– Alright, so any other ideas that we’ll probably actually do? – Speed skating. Heard of it? – The person who won it last ended up on a a stamp? – That’s it. The man. The myth. The legend. The real miracle on ice. Steven Bradbury. – Wait, what’s the plan? You’re gonna be… – Speed skating. – How ——- hard could that —- be? – Speed skating is a quote unquote sport that features a bunch of lycra-clad idiots wearing bike helmets and speed dealers, skating in a circle. Born out of the 1712 opium crisis, when ice sprinting deals were the Menulog of the drug world, it is dominated by the Dutch, the Koreans, and anybody else who doesn’t fall over like a lemming. We’ve been looking at a couple of different winter sports. Looked at speed skating. There’s kids here, and they’re nailing it. I’m pretty confident we can take people who were born after 2010. – They’ve been training for a long time, and they’re pretty flexible in their thinking. Five year olds can do anything. – What’s our best case outcome? – One of you won’t come last… – Are there any, like, horror stories that have come from the ice? – One of our first Olympic medalists, many years before actually, fell over and had his skate go up his… up his butt. – What?!!

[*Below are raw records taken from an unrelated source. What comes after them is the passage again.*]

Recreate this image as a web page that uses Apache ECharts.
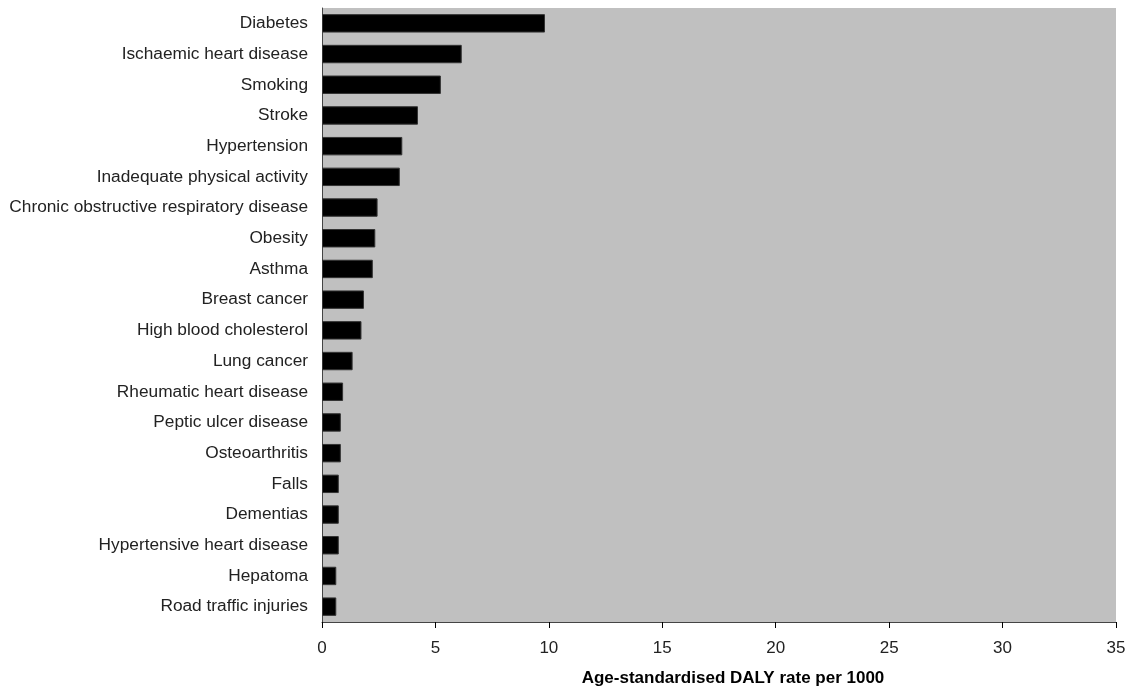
<!DOCTYPE html>
<html><head><meta charset="utf-8">
<script src="https://cdn.jsdelivr.net/npm/echarts@6/dist/echarts.min.js"></script>
<style>html,body{margin:0;padding:0;background:#fff}#c{width:1137px;height:690px}</style>
</head><body><div id="c"></div>
<script>
const categories = ["Diabetes","Ischaemic heart disease","Smoking","Stroke","Hypertension","Inadequate physical activity","Chronic obstructive respiratory disease","Obesity","Asthma","Breast cancer","High blood cholesterol","Lung cancer","Rheumatic heart disease","Peptic ulcer disease","Osteoarthritis","Falls","Dementias","Hypertensive heart disease","Hepatoma","Road traffic injuries"];
const values = [9.83,6.16,5.24,4.23,3.54,3.43,2.45,2.35,2.24,1.85,1.74,1.35,0.93,0.83,0.83,0.74,0.74,0.74,0.63,0.63];
const xTicks = [0,5,10,15,20,25,30,35];
const axisTitle = "Age-standardised DALY rate per 1000";

const chart = echarts.init(document.getElementById('c'));
chart.setOption({
  animation:false,
  grid:{left:322,right:21,top:8,bottom:68,show:true,backgroundColor:'#C0C0C0',borderWidth:0,outerBoundsMode:'none',containLabel:false},
  xAxis:{type:'value',min:xTicks[0],max:xTicks[xTicks.length-1],interval:5,
    name:axisTitle,nameLocation:'middle',nameGap:48,
    nameTextStyle:{fontFamily:'Liberation Sans',fontSize:17,fontWeight:'bold',color:'#000',padding:[0,0,0,28]},
    axisLine:{show:true,lineStyle:{color:'#444',width:1}},
    axisTick:{show:true,length:6,lineStyle:{color:'#000'}},
    axisLabel:{fontFamily:'Liberation Sans',fontSize:17,color:'#222',margin:18},
    splitLine:{show:false}},
  yAxis:{type:'category',data:categories,inverse:true,
    axisLine:{show:true,lineStyle:{color:'#444',width:1}},
    axisTick:{show:false},
    axisLabel:{fontFamily:'Liberation Sans',fontSize:17.3,color:'#222',margin:14}},
  series:[{type:'bar',data:values,barCategoryGap:'40%',
    itemStyle:{color:'#000',borderColor:'#333',borderWidth:1}}]
});
</script></body></html>
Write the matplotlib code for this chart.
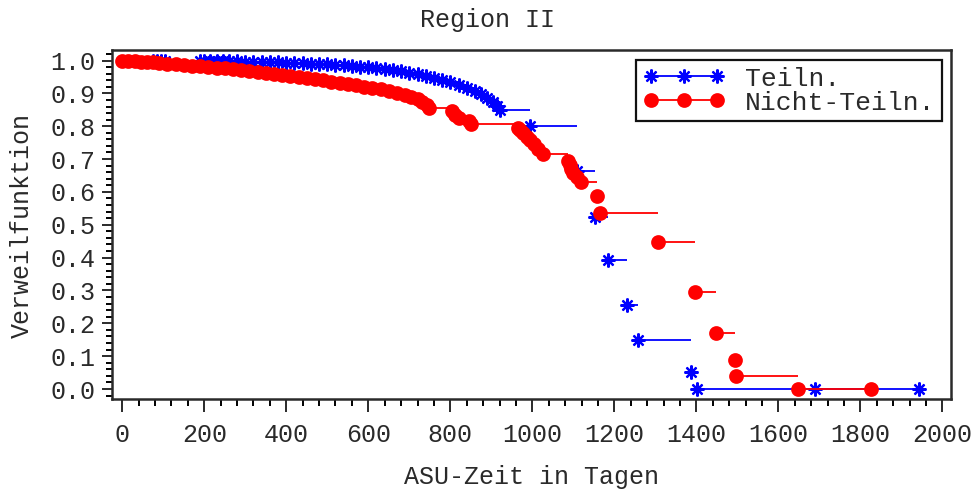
import matplotlib
matplotlib.use("Agg")
import matplotlib.pyplot as plt
from matplotlib.ticker import MultipleLocator
import numpy as np

# Kaplan-Meier estimates (days, survival)
teiln_days = [75, 85, 95, 105, 190, 200, 215, 230, 245, 260, 280, 300, 320, 340, 360,
              380, 400, 420, 440, 460, 480, 500, 520, 540, 560, 580, 600, 620, 640, 660,
              680, 700, 720, 740, 760, 780, 800, 820, 840, 860, 875, 890, 905, 915, 922,
              994, 1109, 1153, 1185, 1231, 1258, 1387, 1402, 1690, 1943]
teiln_surv = [1.0, 1.0, 1.0, 0.999, 0.999, 0.999, 0.998, 0.998, 0.998, 0.997, 0.997, 0.996,
              0.996, 0.995, 0.995, 0.994, 0.993, 0.992, 0.991, 0.990, 0.989, 0.988, 0.987,
              0.985, 0.983, 0.981, 0.979, 0.977, 0.974, 0.971, 0.967, 0.963, 0.958, 0.953,
              0.947, 0.941, 0.934, 0.926, 0.917, 0.907, 0.897, 0.887, 0.875, 0.862, 0.850,
              0.800, 0.664, 0.524, 0.393, 0.256, 0.149, 0.052, 0.0, 0.0, 0.0]

nicht_days = [0, 15, 30, 45, 60, 75, 90, 110, 130, 150, 170, 190, 210, 230, 250, 270, 290,
              310, 330, 350, 370, 390, 410, 430, 450, 470, 490, 510, 530, 550, 570, 590,
              610, 630, 650, 670, 690, 705, 720, 732, 742, 748, 805, 812, 820, 845, 851,
              965, 971, 978, 986, 994, 1003, 1013, 1025, 1088, 1091, 1095, 1100, 1108,
              1118, 1158, 1165, 1306, 1397, 1448, 1495, 1497, 1647, 1826]
nicht_surv = [1.0, 0.998, 0.997, 0.996, 0.995, 0.994, 0.992, 0.990, 0.988, 0.986, 0.984,
              0.982, 0.980, 0.978, 0.976, 0.973, 0.970, 0.967, 0.964, 0.961, 0.958, 0.955,
              0.952, 0.949, 0.946, 0.943, 0.940, 0.936, 0.932, 0.928, 0.924, 0.920, 0.916,
              0.912, 0.907, 0.901, 0.895, 0.889, 0.882, 0.874, 0.865, 0.855, 0.845, 0.835,
              0.826, 0.815, 0.808, 0.796, 0.788, 0.778, 0.768, 0.758, 0.745, 0.730, 0.714,
              0.695, 0.683, 0.670, 0.657, 0.645, 0.630, 0.587, 0.536, 0.447, 0.295, 0.170,
              0.088, 0.040, 0.0, 0.0]

FONT = "Liberation Mono"
FS = 18
TXT = '#2a2a2a'
plt.rcParams['font.family'] = FONT
plt.rcParams['font.size'] = FS


def km_plot(ax, days, surv, color, marker, ms, label):
    days = np.asarray(days)
    surv = np.asarray(surv)
    # only horizontal segments, like the SAS step plot
    ax.hlines(surv[:-1], days[:-1], days[1:], color=color, lw=1.3)
    ax.plot(days, surv, ls='none', marker=marker, ms=ms, color=color,
            mec=color, mew=1.6)
    # proxy artist for legend
    return ax.plot([], [], color=color, lw=1.3, marker=marker, ms=ms,
                   mec=color, mew=1.6, label=label)[0]


fig = plt.figure(figsize=(9.76, 4.90), dpi=100)
ax = fig.add_axes([112 / 976, 1 - 399 / 490, (951 - 112) / 976, (399 - 50) / 490])

h1 = km_plot(ax, teiln_days, teiln_surv, '#0000ff', (8, 2, 0), 10, 'Teiln.')
h2 = km_plot(ax, nicht_days, nicht_surv, '#ff0000', 'o', 9, 'Nicht-Teiln.')

ax.set_xlim(-25, 2021)
ax.set_ylim(-0.0304, 1.032)
ax.xaxis.set_major_locator(MultipleLocator(200))
ax.xaxis.set_minor_locator(MultipleLocator(40))
ax.yaxis.set_major_locator(MultipleLocator(0.1))
ax.yaxis.set_minor_locator(MultipleLocator(0.02))
ax.set_yticklabels([f'{v:.1f}' for v in ax.get_yticks()])
ax.tick_params(which='major', length=9, width=1.4, direction='out', pad=8)
ax.tick_params(which='minor', length=5, width=1.4, direction='out')
ax.tick_params(axis='y', which='major', length=7, pad=5)
ax.tick_params(axis='y', which='minor', length=4)
ax.tick_params(labelsize=FS, colors=TXT)
for s in ax.spines.values():
    s.set_linewidth(1.8)
    s.set_color(TXT)

leg = ax.legend(handles=[h1, h2], loc='upper right', bbox_to_anchor=(0.989, 0.971),
                borderaxespad=0, numpoints=3, handlelength=3.1, handletextpad=0.75,
                labelspacing=0.0, borderpad=0.25, fancybox=False, framealpha=1,
                fontsize=19)
leg.get_frame().set_edgecolor('#111111')
leg.get_frame().set_linewidth(1.6)
for t in leg.get_texts():
    t.set_color(TXT)

fig.text(0.5, 1 - 20 / 490, 'Region II', ha='center', va='center', fontsize=FS, color=TXT)
fig.text(531 / 976, 1 - 477 / 490, 'ASU-Zeit in Tagen', ha='center', va='center',
         fontsize=FS, color=TXT)
fig.text(22 / 976, 1 - 226 / 490, 'Verweilfunktion', ha='center', va='center',
         rotation=90, fontsize=FS, color=TXT)

fig.savefig('out.png', dpi=100)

– He was pooing in a bag for months afterwards. – WHAT!!! – You don’t joke about that kinda thing… – Nope. You don’t. – He could’ve died. – That’s pretty much all we needed to know. – Look at these kids. – That is mental. – What do you reckon the proportion of “people who don’t get maimed” is? – I think everyone’s been cut… But it’s much safe these days with cut-proof suits. – Yeah, there’s cut-proof suits now. We don’t have cut-proof suits. Oh my god. Oh, ok. – Are you ok?
– First time? – No, not ok at all. I’m doing it, Rig! You are all infants. We’re much bigger than you. Ok? Just want you to know that. – So that means you beat them, yeah? – Yes!
– Ok. Alright. – No, no, no, no, no… – Ready… Go! – Oh, yes! Oh my god! Why are we doing this? – Whoa, —-! – Oh, —- off! Oh my god, these kids! Did you just ——- lap me? – Those kids…
– Far out. – I got lapped in the space of about 20 seconds. Just, these kids man… 2 Fast 2 Korean, starring Vin Diesel. – Look at this! Look at this —-. – That is like some Exorcist style stuff. – What’s your name? You’re very fast. How long you been skating? – 2 years. – Yeah? Do you think, in 2 years time, I’ll be as fast as you? – Yes! – You’re my new coach. – Do you guys wanna go to the Olympics? – Yeah! – We’re going to the Olympics in 2 weeks. – Really. – But we’re not competing. – We’re definitely not skating. – How long have you been skating for? – 10… 20 minutes.
– Yep. – Pretty good for 10 minutes. – Sweet!
– A ringing endorsement! – Thanks, coach!
– That’s great! – Well done, guys. Thank you. – Thank you. Thanks, guys. – He’s loving it. Just smack him! Oh my god! – Ok, you can be our assistant coach.
– He could do this all day. He could be our hype man. – Yeah! – How hard can it be? Speed skating? – Brutally tough.
– It is very tough. – I picked up about 2 kilometres an hour worth of speed… I hope you guys are used to taking photos with losers. – And I beat you backwards! – Oh my god…
– Yeah, awesome, thank you. That’s what I needed to hear. “PS, I beat you skating backwards”. – Yeah, “Keep your chin up, but that chin is shit”.